▸ **ITEMS**
>> BEGIN
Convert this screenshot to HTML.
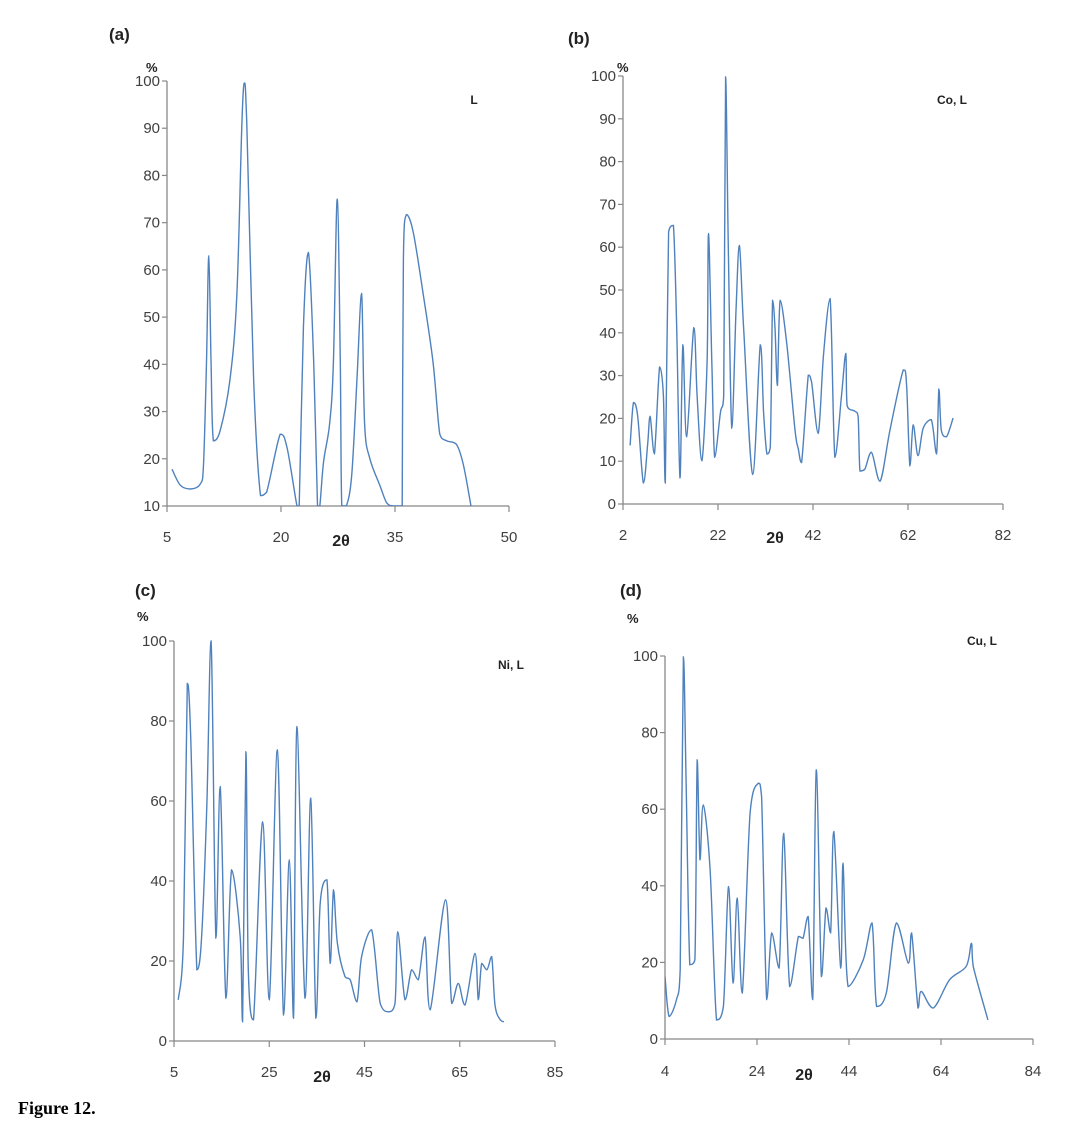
>> END
>> BEGIN
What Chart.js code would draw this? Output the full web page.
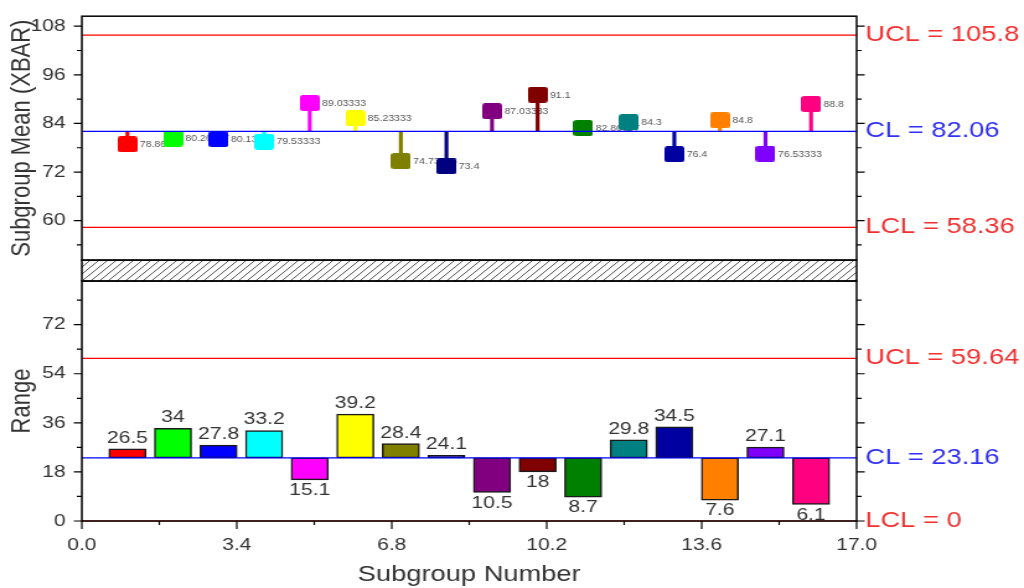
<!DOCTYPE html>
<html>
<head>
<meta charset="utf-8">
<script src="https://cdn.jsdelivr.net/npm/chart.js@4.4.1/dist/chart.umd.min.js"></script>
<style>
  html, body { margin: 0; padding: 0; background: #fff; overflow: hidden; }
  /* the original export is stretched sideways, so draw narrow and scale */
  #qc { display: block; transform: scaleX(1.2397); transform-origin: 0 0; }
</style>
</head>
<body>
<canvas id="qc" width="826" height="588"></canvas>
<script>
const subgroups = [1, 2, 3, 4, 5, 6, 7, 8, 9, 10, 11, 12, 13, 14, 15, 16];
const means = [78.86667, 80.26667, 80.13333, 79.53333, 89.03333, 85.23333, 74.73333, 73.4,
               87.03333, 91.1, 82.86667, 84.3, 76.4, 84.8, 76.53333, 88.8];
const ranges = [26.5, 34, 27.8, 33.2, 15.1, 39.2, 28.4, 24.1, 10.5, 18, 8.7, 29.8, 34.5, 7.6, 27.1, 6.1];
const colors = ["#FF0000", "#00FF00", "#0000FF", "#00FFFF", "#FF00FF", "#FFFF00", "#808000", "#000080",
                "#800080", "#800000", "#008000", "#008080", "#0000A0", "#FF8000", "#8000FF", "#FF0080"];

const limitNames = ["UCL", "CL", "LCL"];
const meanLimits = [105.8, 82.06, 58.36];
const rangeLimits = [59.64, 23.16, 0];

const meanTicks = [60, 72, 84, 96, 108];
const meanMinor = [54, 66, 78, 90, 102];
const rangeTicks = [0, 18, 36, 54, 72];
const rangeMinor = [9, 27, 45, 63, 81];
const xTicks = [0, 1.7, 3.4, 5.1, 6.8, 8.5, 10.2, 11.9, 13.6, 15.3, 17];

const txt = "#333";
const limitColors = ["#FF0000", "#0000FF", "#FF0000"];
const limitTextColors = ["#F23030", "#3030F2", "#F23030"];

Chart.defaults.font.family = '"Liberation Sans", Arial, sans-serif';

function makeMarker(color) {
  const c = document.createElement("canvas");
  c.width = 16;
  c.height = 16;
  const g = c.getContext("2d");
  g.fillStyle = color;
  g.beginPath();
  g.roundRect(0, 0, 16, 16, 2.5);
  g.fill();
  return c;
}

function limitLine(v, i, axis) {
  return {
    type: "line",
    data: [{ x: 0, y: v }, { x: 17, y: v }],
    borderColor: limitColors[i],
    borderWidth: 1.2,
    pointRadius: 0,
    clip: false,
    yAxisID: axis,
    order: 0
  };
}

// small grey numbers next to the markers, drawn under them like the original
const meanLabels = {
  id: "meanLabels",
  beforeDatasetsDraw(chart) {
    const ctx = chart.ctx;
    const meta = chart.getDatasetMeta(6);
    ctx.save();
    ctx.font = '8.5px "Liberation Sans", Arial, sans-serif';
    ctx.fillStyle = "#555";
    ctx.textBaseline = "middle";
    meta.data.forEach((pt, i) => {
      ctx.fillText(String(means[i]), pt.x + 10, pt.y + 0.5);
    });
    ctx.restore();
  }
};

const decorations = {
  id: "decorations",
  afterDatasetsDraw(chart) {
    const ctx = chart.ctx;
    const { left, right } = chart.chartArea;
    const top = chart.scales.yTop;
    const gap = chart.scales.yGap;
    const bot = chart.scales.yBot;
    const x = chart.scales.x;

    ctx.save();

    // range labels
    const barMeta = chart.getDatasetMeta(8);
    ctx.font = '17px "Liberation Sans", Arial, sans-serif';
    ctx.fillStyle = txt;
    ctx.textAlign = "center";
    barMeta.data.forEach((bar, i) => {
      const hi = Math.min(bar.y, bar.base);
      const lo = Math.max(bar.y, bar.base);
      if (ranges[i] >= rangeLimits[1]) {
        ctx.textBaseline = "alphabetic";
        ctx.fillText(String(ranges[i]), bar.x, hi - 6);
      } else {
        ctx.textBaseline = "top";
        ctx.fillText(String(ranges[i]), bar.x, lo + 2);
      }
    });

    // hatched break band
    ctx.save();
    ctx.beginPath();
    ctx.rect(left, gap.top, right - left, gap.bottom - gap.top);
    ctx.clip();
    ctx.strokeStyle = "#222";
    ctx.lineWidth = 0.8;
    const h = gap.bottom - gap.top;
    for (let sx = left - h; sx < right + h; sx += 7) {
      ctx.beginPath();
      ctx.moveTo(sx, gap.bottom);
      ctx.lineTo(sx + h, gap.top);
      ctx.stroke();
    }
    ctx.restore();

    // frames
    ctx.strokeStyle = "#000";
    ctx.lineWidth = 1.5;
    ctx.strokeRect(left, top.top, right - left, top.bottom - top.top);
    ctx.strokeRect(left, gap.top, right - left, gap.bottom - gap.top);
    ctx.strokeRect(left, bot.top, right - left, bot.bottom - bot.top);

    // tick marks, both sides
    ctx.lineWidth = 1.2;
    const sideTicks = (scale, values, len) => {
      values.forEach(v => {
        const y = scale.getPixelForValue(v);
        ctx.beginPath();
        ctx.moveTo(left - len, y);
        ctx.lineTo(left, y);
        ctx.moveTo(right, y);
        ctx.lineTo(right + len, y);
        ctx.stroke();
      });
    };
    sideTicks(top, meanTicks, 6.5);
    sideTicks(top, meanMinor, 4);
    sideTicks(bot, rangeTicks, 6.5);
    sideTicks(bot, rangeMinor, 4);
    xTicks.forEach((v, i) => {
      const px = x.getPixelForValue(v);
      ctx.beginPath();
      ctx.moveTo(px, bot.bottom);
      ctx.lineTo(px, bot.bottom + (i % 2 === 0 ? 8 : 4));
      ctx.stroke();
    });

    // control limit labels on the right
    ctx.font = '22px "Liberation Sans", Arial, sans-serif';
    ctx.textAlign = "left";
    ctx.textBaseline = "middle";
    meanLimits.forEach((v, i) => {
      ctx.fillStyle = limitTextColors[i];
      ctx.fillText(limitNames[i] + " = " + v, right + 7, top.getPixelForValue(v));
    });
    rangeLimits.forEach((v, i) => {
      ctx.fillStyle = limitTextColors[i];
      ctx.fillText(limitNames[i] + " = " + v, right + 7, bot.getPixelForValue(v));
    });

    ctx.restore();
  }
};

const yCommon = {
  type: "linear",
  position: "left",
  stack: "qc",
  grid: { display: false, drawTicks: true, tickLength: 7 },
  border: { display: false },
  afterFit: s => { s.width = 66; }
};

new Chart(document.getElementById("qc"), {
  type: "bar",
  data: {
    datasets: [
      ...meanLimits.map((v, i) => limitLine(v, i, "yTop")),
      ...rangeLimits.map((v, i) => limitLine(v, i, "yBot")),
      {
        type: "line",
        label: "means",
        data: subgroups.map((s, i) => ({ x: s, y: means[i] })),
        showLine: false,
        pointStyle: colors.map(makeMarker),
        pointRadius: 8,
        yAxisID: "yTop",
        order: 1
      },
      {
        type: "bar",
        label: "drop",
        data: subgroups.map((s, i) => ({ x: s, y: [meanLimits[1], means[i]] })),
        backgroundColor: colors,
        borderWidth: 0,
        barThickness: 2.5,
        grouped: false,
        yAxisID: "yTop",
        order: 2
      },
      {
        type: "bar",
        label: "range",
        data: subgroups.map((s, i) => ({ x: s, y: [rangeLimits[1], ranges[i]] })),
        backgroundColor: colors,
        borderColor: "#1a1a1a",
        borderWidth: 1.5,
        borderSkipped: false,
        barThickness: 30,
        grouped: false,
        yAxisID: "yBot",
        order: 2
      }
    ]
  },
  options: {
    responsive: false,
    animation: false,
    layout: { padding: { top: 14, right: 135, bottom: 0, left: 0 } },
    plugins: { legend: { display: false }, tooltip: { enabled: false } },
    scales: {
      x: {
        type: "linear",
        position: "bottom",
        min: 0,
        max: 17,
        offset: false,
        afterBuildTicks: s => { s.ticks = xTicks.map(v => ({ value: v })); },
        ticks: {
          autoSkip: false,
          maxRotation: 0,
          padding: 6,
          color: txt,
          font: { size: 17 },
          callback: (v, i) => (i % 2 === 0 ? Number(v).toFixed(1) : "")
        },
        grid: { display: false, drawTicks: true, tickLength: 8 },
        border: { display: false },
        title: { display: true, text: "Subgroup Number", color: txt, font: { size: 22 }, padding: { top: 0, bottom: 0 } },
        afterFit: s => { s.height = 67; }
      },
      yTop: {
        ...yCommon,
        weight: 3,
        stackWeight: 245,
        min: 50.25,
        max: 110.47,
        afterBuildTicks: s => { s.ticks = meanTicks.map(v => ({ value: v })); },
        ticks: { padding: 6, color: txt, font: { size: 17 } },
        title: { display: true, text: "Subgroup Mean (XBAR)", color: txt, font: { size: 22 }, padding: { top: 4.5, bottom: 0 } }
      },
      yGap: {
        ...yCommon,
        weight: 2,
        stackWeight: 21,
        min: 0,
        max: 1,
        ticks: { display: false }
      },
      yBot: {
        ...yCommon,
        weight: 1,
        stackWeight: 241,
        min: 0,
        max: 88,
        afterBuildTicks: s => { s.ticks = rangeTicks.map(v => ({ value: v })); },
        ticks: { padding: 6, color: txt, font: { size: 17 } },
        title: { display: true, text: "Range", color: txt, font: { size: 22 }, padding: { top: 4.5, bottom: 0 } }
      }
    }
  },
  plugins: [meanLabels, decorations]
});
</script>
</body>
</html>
>> END
>> BEGIN
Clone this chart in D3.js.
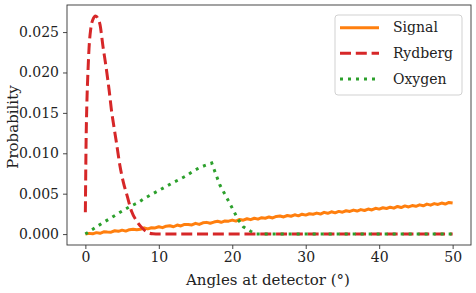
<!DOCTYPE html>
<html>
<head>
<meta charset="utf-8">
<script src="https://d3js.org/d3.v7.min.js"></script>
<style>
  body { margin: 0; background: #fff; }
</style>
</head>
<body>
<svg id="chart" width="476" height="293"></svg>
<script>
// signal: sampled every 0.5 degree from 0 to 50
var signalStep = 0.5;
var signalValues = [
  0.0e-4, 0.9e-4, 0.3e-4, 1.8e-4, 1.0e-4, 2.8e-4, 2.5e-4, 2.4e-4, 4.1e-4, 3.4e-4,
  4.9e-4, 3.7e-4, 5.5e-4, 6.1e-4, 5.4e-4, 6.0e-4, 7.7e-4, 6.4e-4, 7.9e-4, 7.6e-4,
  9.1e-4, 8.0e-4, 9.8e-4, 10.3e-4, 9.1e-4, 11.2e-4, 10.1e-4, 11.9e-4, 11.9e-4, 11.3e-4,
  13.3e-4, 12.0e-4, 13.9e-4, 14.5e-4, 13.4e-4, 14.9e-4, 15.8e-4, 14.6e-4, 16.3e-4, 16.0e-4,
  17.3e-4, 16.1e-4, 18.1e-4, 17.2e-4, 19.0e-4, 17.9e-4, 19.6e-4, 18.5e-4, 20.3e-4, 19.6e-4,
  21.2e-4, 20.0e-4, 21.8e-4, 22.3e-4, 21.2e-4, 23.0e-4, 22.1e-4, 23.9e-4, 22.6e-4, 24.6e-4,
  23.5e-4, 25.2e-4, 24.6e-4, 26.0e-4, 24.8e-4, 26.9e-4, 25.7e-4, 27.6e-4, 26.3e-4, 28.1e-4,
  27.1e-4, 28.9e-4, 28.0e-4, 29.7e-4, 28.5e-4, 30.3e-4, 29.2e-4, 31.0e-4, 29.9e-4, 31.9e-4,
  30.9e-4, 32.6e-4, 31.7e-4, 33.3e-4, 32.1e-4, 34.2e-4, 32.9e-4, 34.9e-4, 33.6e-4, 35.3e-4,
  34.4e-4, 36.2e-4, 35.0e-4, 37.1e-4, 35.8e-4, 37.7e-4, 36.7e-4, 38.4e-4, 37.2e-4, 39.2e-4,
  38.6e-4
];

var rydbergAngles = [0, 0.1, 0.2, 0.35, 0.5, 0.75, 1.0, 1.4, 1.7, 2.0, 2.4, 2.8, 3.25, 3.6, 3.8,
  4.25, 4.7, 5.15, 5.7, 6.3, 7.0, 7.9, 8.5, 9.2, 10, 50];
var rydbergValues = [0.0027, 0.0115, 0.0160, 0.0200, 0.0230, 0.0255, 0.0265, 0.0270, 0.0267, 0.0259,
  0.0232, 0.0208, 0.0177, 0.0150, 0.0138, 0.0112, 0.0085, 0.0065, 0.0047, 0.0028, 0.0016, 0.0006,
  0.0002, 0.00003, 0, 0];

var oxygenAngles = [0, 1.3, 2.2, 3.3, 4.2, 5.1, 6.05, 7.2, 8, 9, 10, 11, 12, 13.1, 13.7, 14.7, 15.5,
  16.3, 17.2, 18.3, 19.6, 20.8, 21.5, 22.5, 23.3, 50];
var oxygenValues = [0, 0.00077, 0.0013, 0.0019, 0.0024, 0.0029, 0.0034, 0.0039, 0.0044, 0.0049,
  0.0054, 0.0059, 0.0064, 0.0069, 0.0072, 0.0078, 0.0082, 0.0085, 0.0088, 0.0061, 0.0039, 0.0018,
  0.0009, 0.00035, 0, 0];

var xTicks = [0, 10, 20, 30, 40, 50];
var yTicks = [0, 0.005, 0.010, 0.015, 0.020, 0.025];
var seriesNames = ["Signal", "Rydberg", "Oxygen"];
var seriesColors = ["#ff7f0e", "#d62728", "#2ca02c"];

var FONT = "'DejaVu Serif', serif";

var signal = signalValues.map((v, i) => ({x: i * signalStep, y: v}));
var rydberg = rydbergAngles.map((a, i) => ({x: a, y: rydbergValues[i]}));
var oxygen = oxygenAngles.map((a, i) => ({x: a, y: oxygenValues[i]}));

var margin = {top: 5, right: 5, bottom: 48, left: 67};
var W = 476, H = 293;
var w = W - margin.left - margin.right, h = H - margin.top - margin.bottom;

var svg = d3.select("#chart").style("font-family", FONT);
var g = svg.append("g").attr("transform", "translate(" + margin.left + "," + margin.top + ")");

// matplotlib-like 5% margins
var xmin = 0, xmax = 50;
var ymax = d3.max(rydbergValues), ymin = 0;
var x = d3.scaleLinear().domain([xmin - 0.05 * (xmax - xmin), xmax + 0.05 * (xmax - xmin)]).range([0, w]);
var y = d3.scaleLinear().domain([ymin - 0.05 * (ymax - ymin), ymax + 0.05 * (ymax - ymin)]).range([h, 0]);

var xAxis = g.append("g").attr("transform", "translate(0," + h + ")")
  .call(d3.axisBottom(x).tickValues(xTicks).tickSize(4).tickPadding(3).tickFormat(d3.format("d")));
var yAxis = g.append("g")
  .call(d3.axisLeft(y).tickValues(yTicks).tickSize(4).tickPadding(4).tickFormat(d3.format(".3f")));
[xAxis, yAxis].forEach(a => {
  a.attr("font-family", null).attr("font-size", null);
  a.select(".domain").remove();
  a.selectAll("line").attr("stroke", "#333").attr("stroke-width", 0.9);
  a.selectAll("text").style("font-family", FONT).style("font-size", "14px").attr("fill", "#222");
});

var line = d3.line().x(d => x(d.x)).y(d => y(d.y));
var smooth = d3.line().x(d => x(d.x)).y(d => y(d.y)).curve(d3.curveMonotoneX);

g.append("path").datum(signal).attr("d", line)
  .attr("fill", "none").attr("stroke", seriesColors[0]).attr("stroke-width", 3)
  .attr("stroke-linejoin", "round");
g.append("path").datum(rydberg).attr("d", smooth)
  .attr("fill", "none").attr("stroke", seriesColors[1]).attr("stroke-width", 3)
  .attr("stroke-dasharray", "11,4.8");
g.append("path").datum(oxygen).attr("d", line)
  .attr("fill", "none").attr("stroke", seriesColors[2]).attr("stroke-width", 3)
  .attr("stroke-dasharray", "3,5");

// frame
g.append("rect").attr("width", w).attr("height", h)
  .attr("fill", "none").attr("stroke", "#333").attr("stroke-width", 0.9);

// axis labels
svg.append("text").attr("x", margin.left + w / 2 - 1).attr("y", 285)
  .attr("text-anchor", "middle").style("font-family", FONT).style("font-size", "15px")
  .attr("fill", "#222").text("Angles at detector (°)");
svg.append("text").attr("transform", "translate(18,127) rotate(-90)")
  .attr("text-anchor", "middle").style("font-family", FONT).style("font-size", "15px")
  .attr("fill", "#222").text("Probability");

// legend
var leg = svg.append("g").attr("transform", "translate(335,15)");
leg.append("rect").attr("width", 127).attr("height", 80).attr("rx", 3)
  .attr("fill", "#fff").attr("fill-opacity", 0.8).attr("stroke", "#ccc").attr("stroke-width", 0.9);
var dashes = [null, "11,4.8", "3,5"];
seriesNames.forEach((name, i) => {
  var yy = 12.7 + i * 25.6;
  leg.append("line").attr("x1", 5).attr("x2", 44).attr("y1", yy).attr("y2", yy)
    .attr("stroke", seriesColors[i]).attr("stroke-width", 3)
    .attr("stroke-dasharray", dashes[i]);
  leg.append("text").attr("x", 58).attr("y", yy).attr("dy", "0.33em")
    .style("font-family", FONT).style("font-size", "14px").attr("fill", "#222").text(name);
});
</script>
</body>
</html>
>> END
▸ **WORK TO BE COMPLETED**
Extract exactly the lines running from the line containing "Clone this chart in D3.js." to the line containing "0.0002, 0.00003, 0, 0];", with both end lines included and all pictures left out.

▸ **COMPLETE OUTPUT**
Clone this chart in D3.js.
<!DOCTYPE html>
<html>
<head>
<meta charset="utf-8">
<script src="https://d3js.org/d3.v7.min.js"></script>
<style>
  body { margin: 0; background: #fff; }
</style>
</head>
<body>
<svg id="chart" width="476" height="293"></svg>
<script>
// signal: sampled every 0.5 degree from 0 to 50
var signalStep = 0.5;
var signalValues = [
  0.0e-4, 0.9e-4, 0.3e-4, 1.8e-4, 1.0e-4, 2.8e-4, 2.5e-4, 2.4e-4, 4.1e-4, 3.4e-4,
  4.9e-4, 3.7e-4, 5.5e-4, 6.1e-4, 5.4e-4, 6.0e-4, 7.7e-4, 6.4e-4, 7.9e-4, 7.6e-4,
  9.1e-4, 8.0e-4, 9.8e-4, 10.3e-4, 9.1e-4, 11.2e-4, 10.1e-4, 11.9e-4, 11.9e-4, 11.3e-4,
  13.3e-4, 12.0e-4, 13.9e-4, 14.5e-4, 13.4e-4, 14.9e-4, 15.8e-4, 14.6e-4, 16.3e-4, 16.0e-4,
  17.3e-4, 16.1e-4, 18.1e-4, 17.2e-4, 19.0e-4, 17.9e-4, 19.6e-4, 18.5e-4, 20.3e-4, 19.6e-4,
  21.2e-4, 20.0e-4, 21.8e-4, 22.3e-4, 21.2e-4, 23.0e-4, 22.1e-4, 23.9e-4, 22.6e-4, 24.6e-4,
  23.5e-4, 25.2e-4, 24.6e-4, 26.0e-4, 24.8e-4, 26.9e-4, 25.7e-4, 27.6e-4, 26.3e-4, 28.1e-4,
  27.1e-4, 28.9e-4, 28.0e-4, 29.7e-4, 28.5e-4, 30.3e-4, 29.2e-4, 31.0e-4, 29.9e-4, 31.9e-4,
  30.9e-4, 32.6e-4, 31.7e-4, 33.3e-4, 32.1e-4, 34.2e-4, 32.9e-4, 34.9e-4, 33.6e-4, 35.3e-4,
  34.4e-4, 36.2e-4, 35.0e-4, 37.1e-4, 35.8e-4, 37.7e-4, 36.7e-4, 38.4e-4, 37.2e-4, 39.2e-4,
  38.6e-4
];

var rydbergAngles = [0, 0.1, 0.2, 0.35, 0.5, 0.75, 1.0, 1.4, 1.7, 2.0, 2.4, 2.8, 3.25, 3.6, 3.8,
  4.25, 4.7, 5.15, 5.7, 6.3, 7.0, 7.9, 8.5, 9.2, 10, 50];
var rydbergValues = [0.0027, 0.0115, 0.0160, 0.0200, 0.0230, 0.0255, 0.0265, 0.0270, 0.0267, 0.0259,
  0.0232, 0.0208, 0.0177, 0.0150, 0.0138, 0.0112, 0.0085, 0.0065, 0.0047, 0.0028, 0.0016, 0.0006,
  0.0002, 0.00003, 0, 0];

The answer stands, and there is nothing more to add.